Créé par le romancier Thomas Harris, le personnage d'Hannibal Lecter, psychiatre cannibale, a connu une belle carrière à l’écran, d’abord avec Man Hunter / Le sixième sens (1986) de Michael Mann (d’après Red Dragon), ensuite avec Le Silence des Agneaux. Cette adaptation du deuxième opus de la série rencontra un succès colossal à sa sortie et remporta l’oscar du meilleur film de l’année. Mélangeant les codes du thriller avec ceux du film d’horreur, Le Silence des Agneaux impressionne le spectateur et le prend aux tripes tout en donnant également naissance à l’un des méchants les plus intéressants du cinéma américain.
Dès le début du film, le scénario est marque par une double appartenance au genre policier et horrifique : si Clarice Starling (Jodie Foster), une jeune profileuse du FBI, interroge Hannibal Lecter (Anthony Hopkins), emprisonné à vie dans un asile, elle le questionne dans le cadre d'une enquête sur une épouvantable série de meurtres commis par un psychopathe surnommé Buffalo Bill, qui dépèce ses victimes.
Le Silence des Agneaux épouse ainsi les ressorts narratifs du thriller avec une traque haletante d’un criminel, l’héroïne étant toujours un peu en avance sur ses confrères. L’évasion d’Hannibal Lecter renforce l’intrigue parralèle et l’attention du spectateur. Le réalisateur Jonathan Demme, éduqué à l’ « écurie » Roger Corman [1], maîtrise en même temps les ficelles du film d’horreur et suscite la terreur du spectateur par la simple noirceur de ses personnages (un cannibale et un serial killer) et par une mise en scène efficace (il joue sur la peur du noir, a recours à quelques effets gore et à une steady cam toujours en mouvement derrière les protagonistes). Buffalo Bill, qui élève des papillons, n’est pas sans rappeler le Norman Bates de Psychose. Par son esthétique d’un sordide naturalisme, le film nous présente une sombre image du Middle West américain dans les années 90, avec des terres marécageuses peuplées de vicelards.

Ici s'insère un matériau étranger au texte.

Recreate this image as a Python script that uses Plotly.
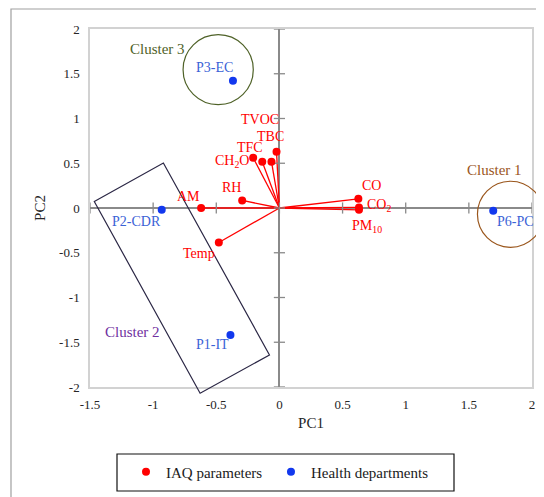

Au-delà de ces qualités, l’intérêt du film réside pour une majeure part dans le passionnant personnage d’Hannibal Lecter, mythe fondateur du psychopathe du cinéma contenmporain. Cet ancien psychiatre, campé par un captivant Anthony Hopkins, se présente comme un intellectuel distingué et cultivé. Ses brillantes méthodes de déduction le rapprochent d’une intelligence digne de Sherlock Holmes. Cependant, ce raffinement cohabite avec la brutalité la plus primaire, conséquence de ses penchants anthropophages. D’ailleurs, comme le Dr Lecter le dit lui-même, illustrant son paradoxe, un humain, ça se déguste avec un petit chianti…
Cette troublante schizophrénie pose un complexe dérangeant : l’homme le plus complet ne serait-il pas celui qui excelle par son intellect mais n’en oublie pas pour autant ses instincts élémentaires ? Variante horrifiante de la figure du savant fou matinée d’ogre, le personnage Hannibal Lecter vole la vedette à l’héroïne. Pour compenser, le personnage de Clarice Sterling a été artificiellement densifié par des traumatismes enfantins, partiellement retranscrits par des flash backs un peu lourdingues.
La puissance du personnage de Lecter est telle que l’on comprend sans peine que Le Silence des Agneaux ait engendré une série : nous verrons donc avec plaisir Hannibal (2001), réalisé par Ridley Scott, suite directe du film de Demme, Dragon rouge (Red Dragon) (2002), remake du Sixième Sens de Michael Mann et Hannibal Lecter : Les origines du mal (2006), préquel qui comme son nom l'indique, revient sur les causes du cannibalisme chez Hannibal adolescent.
[1]Jonathan Demme commença sa carrière en travaillant pour le cinéma d’exploitation de Roger Corman entre 1971 et 1976, co-scénarisant deux films de Joe Viola (Angels Hard as They Come, 1971, et The Hot Box, 1972) ainsi que Black Mama, White Mama (1973), film de blaxploitation réalisé par Eddie Romero. Passé à la mise en scène, Demme tourna trois films pour The New World Pictures, le nouveau studio de Corman : Caged Heat / Cinq Femmes à abattre (1974), Crazy Mama (1975) et Fightin Mad / Colère noire (1975).